MATERIALS PROVIDED:

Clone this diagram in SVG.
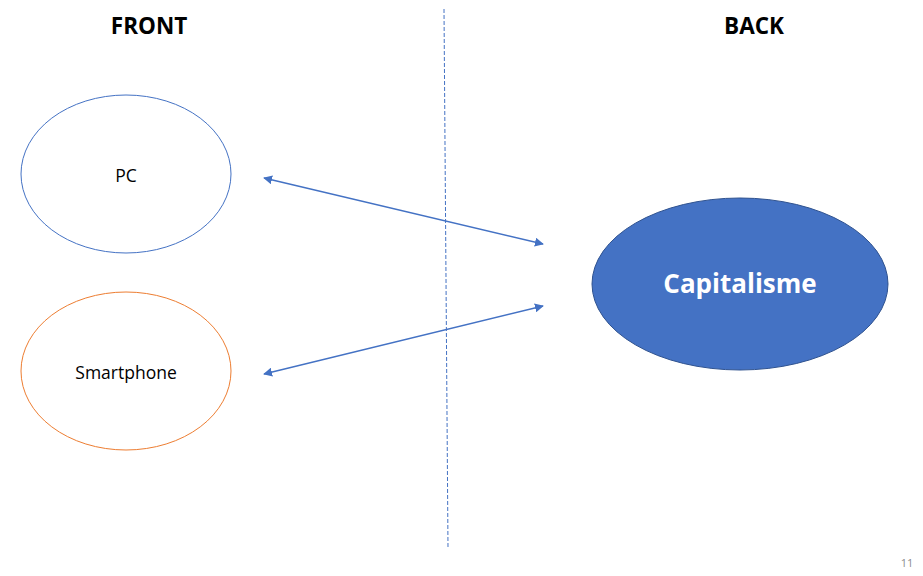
<svg xmlns="http://www.w3.org/2000/svg" width="923" height="576" viewBox="0 0 923 576">
<style>
text{font-family:"Open Sans","Liberation Sans",sans-serif;text-anchor:middle}
.h{font-weight:bold;font-size:22.5px;fill:#000}
.n{font-size:17.5px;fill:#000}
.c{stroke:#4472c4;stroke-width:1.5;fill:none;marker-start:url(#a);marker-end:url(#a)}
</style>
<defs>
<marker id="a" viewBox="0 0 10 10" refX="9" refY="5" markerWidth="6" markerHeight="6" orient="auto-start-reverse" markerUnits="strokeWidth">
<path d="M0,0L10,5L0,10z" fill="#4472c4"/>
</marker>
</defs>
<rect width="923" height="576" fill="#fff"/>
<text class="h" x="149" y="34">FRONT</text>
<text class="h" x="754" y="34">BACK</text>
<line x1="444" y1="9" x2="448" y2="548" stroke="#4472c4" stroke-width="1" stroke-dasharray="4,2"/>
<g id="pc">
<ellipse cx="126" cy="174" rx="105" ry="79" fill="#fff" stroke="#4472c4" stroke-width="1"/>
<text class="n" x="126" y="182">PC</text>
</g>
<g id="smartphone">
<ellipse cx="126" cy="371" rx="105" ry="79" fill="#fff" stroke="#ed7d31" stroke-width="1"/>
<text class="n" x="126" y="379">Smartphone</text>
</g>
<g id="capitalisme">
<ellipse cx="740" cy="284" rx="148" ry="86" fill="#4472c4" stroke="#2f528f" stroke-width="1"/>
<text x="740" y="293" style="font-weight:bold;font-size:26px;fill:#fff">Capitalisme</text>
</g>
<g id="connectors">
<line class="c" x1="264" y1="178" x2="543" y2="244"/>
<line class="c" x1="264" y1="374" x2="543" y2="306"/>
</g>
<text x="907" y="567" style="font-size:11px;fill:#8c8c8c">11</text>
</svg>
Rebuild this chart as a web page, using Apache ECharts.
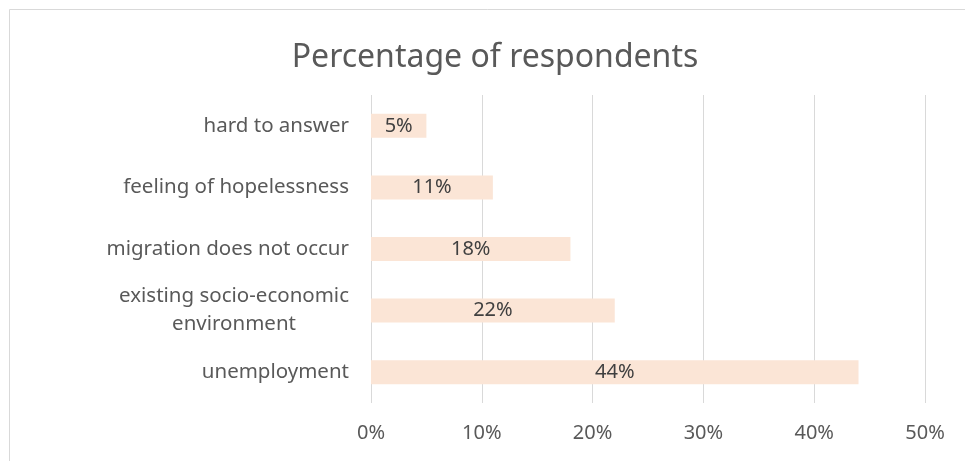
<!DOCTYPE html>
<html>
<head>
<meta charset="utf-8">
<script src="https://cdn.jsdelivr.net/npm/echarts@6/dist/echarts.min.js"></script>
<style>html,body{margin:0;padding:0;background:#fff}#c{width:965px;height:461px}</style>
</head>
<body>
<div id="c"></div>
<script>
const categories = ['unemployment', 'existing socio-economic\nenvironment', 'migration does not occur', 'feeling of hopelessness', 'hard to answer'];
const values = [44, 22, 18, 11, 5];
const tickMax = 50;
const tickStep = 10;
const titleText = 'Percentage of respondents';

const FONT = 'Noto Sans';
const chart = echarts.init(document.getElementById('c'));
chart.setOption({
  animation: false,
  backgroundColor: '#ffffff',
  title: {
    text: titleText,
    left: 490, top: 37, textAlign: 'center',
    textStyle: { fontFamily: FONT, fontSize: 32, fontWeight: 'normal', color: '#595959' }
  },
  graphic: [{
    type: 'rect', silent: true,
    shape: { x: 9.5, y: 9.5, width: 980, height: 480 },
    style: { fill: 'none', stroke: '#d9d9d9', lineWidth: 1 }
  }],
  grid: { left: 371, right: 40, top: 95, bottom: 58 },
  xAxis: {
    type: 'value', min: 0, max: tickMax, interval: tickStep,
    axisLine: { show: false }, axisTick: { show: false },
    splitLine: { lineStyle: { color: '#d9d9d9', width: 1 } },
    axisLabel: { formatter: '{value}%', margin: 20, fontFamily: FONT, fontSize: 20, color: '#595959' }
  },
  yAxis: {
    type: 'category', data: categories,
    axisLine: { show: false }, axisTick: { show: false },
    axisLabel: {
      margin: 22, fontFamily: FONT, fontSize: 20.5, color: '#595959',
      formatter: function (v) {
        return v.split('\n').map(function (l) { return '{c|' + l + '}'; }).join('\n');
      },
      rich: { c: { align: 'center', fontFamily: FONT, fontSize: 20.5, color: '#595959', lineHeight: 28 } }
    }
  },
  series: [{
    type: 'bar', data: values, barWidth: 24,
    itemStyle: { color: '#fbe5d6' },
    label: { show: true, position: 'inside', formatter: '{c}%', fontFamily: FONT, fontSize: 20, color: '#404040' }
  }]
});
</script>
</body>
</html>
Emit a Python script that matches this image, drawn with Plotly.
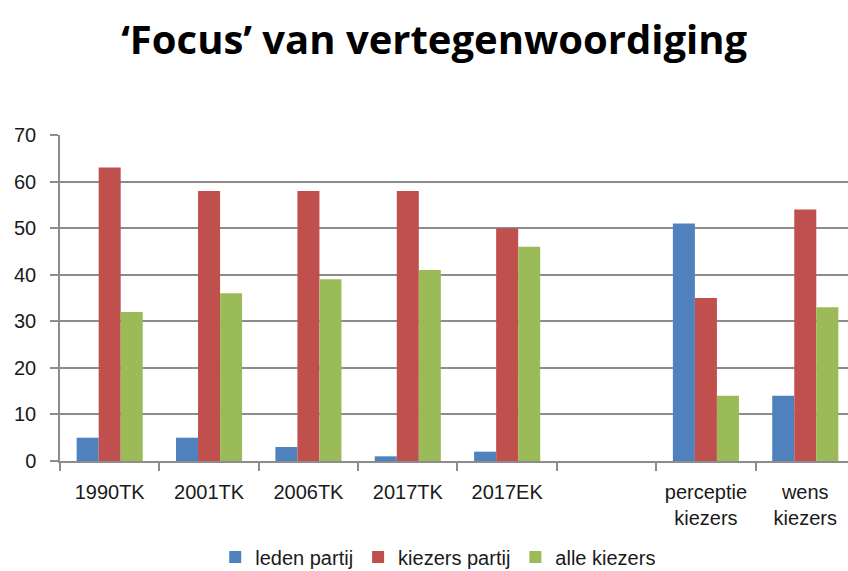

PROBLEM TO WORK ON:
From the records given above, reproduce all text exactly and exclude each picture.

COMPLETE RESPONSE:
Clone this diagram in SVG.
<svg xmlns="http://www.w3.org/2000/svg" width="923" height="576" viewBox="0 0 923 576">
<style>
text{font-family:"Open Sans","Liberation Sans",sans-serif;text-anchor:middle}
.h{font-weight:bold;font-size:22.5px;fill:#000}
.n{font-size:17.5px;fill:#000}
.c{stroke:#4472c4;stroke-width:1.5;fill:none;marker-start:url(#a);marker-end:url(#a)}
</style>
<defs>
<marker id="a" viewBox="0 0 10 10" refX="9" refY="5" markerWidth="6" markerHeight="6" orient="auto-start-reverse" markerUnits="strokeWidth">
<path d="M0,0L10,5L0,10z" fill="#4472c4"/>
</marker>
</defs>
<rect width="923" height="576" fill="#fff"/>
<text class="h" x="149" y="34">FRONT</text>
<text class="h" x="754" y="34">BACK</text>
<line x1="444" y1="9" x2="448" y2="548" stroke="#4472c4" stroke-width="1" stroke-dasharray="4,2"/>
<g id="pc">
<ellipse cx="126" cy="174" rx="105" ry="79" fill="#fff" stroke="#4472c4" stroke-width="1"/>
<text class="n" x="126" y="182">PC</text>
</g>
<g id="smartphone">
<ellipse cx="126" cy="371" rx="105" ry="79" fill="#fff" stroke="#ed7d31" stroke-width="1"/>
<text class="n" x="126" y="379">Smartphone</text>
</g>
<g id="capitalisme">
<ellipse cx="740" cy="284" rx="148" ry="86" fill="#4472c4" stroke="#2f528f" stroke-width="1"/>
<text x="740" y="293" style="font-weight:bold;font-size:26px;fill:#fff">Capitalisme</text>
</g>
<g id="connectors">
<line class="c" x1="264" y1="178" x2="543" y2="244"/>
<line class="c" x1="264" y1="374" x2="543" y2="306"/>
</g>
<text x="907" y="567" style="font-size:11px;fill:#8c8c8c">11</text>
</svg>
Rebuild this chart as a web page, using Apache ECharts.
<!DOCTYPE html>
<html>
<head>
<meta charset="utf-8">
<script src="https://cdn.jsdelivr.net/npm/echarts@6/dist/echarts.min.js"></script>
<style>html,body{margin:0;padding:0;background:#fff}#c{width:965px;height:461px}</style>
</head>
<body>
<div id="c"></div>
<script>
const categories = ['unemployment', 'existing socio-economic\nenvironment', 'migration does not occur', 'feeling of hopelessness', 'hard to answer'];
const values = [44, 22, 18, 11, 5];
const tickMax = 50;
const tickStep = 10;
const titleText = 'Percentage of respondents';

const FONT = 'Noto Sans';
const chart = echarts.init(document.getElementById('c'));
chart.setOption({
  animation: false,
  backgroundColor: '#ffffff',
  title: {
    text: titleText,
    left: 490, top: 37, textAlign: 'center',
    textStyle: { fontFamily: FONT, fontSize: 32, fontWeight: 'normal', color: '#595959' }
  },
  graphic: [{
    type: 'rect', silent: true,
    shape: { x: 9.5, y: 9.5, width: 980, height: 480 },
    style: { fill: 'none', stroke: '#d9d9d9', lineWidth: 1 }
  }],
  grid: { left: 371, right: 40, top: 95, bottom: 58 },
  xAxis: {
    type: 'value', min: 0, max: tickMax, interval: tickStep,
    axisLine: { show: false }, axisTick: { show: false },
    splitLine: { lineStyle: { color: '#d9d9d9', width: 1 } },
    axisLabel: { formatter: '{value}%', margin: 20, fontFamily: FONT, fontSize: 20, color: '#595959' }
  },
  yAxis: {
    type: 'category', data: categories,
    axisLine: { show: false }, axisTick: { show: false },
    axisLabel: {
      margin: 22, fontFamily: FONT, fontSize: 20.5, color: '#595959',
      formatter: function (v) {
        return v.split('\n').map(function (l) { return '{c|' + l + '}'; }).join('\n');
      },
      rich: { c: { align: 'center', fontFamily: FONT, fontSize: 20.5, color: '#595959', lineHeight: 28 } }
    }
  },
  series: [{
    type: 'bar', data: values, barWidth: 24,
    itemStyle: { color: '#fbe5d6' },
    label: { show: true, position: 'inside', formatter: '{c}%', fontFamily: FONT, fontSize: 20, color: '#404040' }
  }]
});
</script>
</body>
</html>
Emit a Python script that matches this image, drawn with Plotly.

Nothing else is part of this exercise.